Yetmiş beş yıl sonra soykırım

Fotoğraf: Envato

Paylaş

“Cumhuriyet” güncesinde 30 Ocak 2020 Perşembe günü sayın Ergin Yıldızoğlu’nun bir yazısı yayınlandı. Yazının başlığı “75 yıl sonra Auschwitz” idi. Auschwitz Almanların, Polonya’daki “toplama kampları”ndan biri… En bilinenlerinden… Ergin Yıldızoğlu’nun yazısı şu girişle başlıyordu:

“Pazartesi günü (27 Ocak) Auschwitz’in Sovyet ordusu tarafından kurtarılmasının 75. yıl dönümüydü. (O gün orada daha öldürülmemiş 7000 kişi kurtuldu.)

İnsanlık açısından ne kadar büyük bir yüz karası, anımsanması ne kadar acı olsa da Auschwitz ve Yahudi soykırımını asla unutmamalı ve unutturmamalıyız.
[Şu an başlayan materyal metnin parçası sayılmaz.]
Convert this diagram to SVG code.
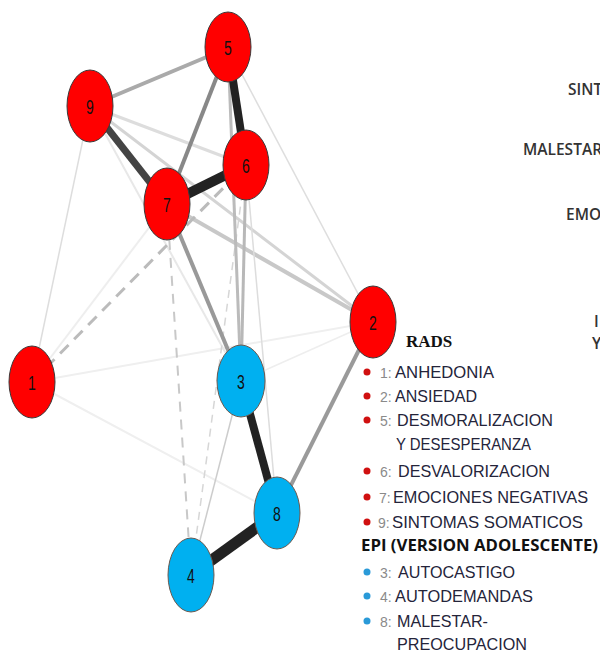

Bu “olay”da yok olan 6 milyondan fazla canın anısına gereken saygıyı göstermek istiyorsak bu “olay”ı hakkıyla anmamız gerekiyor.”

………………………...

2 Şubat 2020 günü yine “Cumhuriyet” güncesinin ‘Pazar Eki’nde, ilk toplama kampı Dachau üzerine sayın Aykut Küçükkaya’nın bir yazısı yayınlandı. Dachau Auschwitz’den üç ay sonra kurtarılmıştı. Auschwitz ile yine Polonya’daki Birkenau toplama kampında bir milyondan çok insan yok edilmişti. Münih’in yakınında, yalnızca 19 km uzağındaki Dachau’da ilk kurulan, sonrakilere örneklik eden toplama kampında 45000’den çok insan yok edilmiş, 1933 Martından 1945’e dek.

Ben, savaş nedeniyle öğrenimlerini tamamlayamadan yurda dönen, İstanbul Erkek Lisesindeki öğretmenlerimden savaş öncesi Almanya’sını dinlemiştim. Hep övgü sözleriyle… 1950’den sonra da Münih Teknik Üniversitesinde okudum. Hep şu soru kemirip durmuştu kafamı: Bir insan, toplama kamplarındaki olayları nasıl yapabildi?

Ben doğmadan bir yıl önce yalnızca %33 oyla Almanya’da yönetimi ele geçiren Nazi’ler (Ulusçu Sosyalistler) bunca kısa sürede, böylesine insanlık dışı bir olayı nasıl gerçekleştirebilmişlerdi? Koca bir ülkenin vatandaşları böyle bir olay karşısında nasıl sessiz kalabilmişlerdi?

Bütün bunları eskilerde size parça parça yansıttığımı düşünüyorum. Ama bir kez daha anımsatmakta bir sakınca görmüyorum. Özellikle bugünün Türkiye’sinde… Görüyorsunuz yüzde 30- 33’le yönetimde kalınabiliyor. Bütün önemli “karar”lar tek kişiye kalabiliyor.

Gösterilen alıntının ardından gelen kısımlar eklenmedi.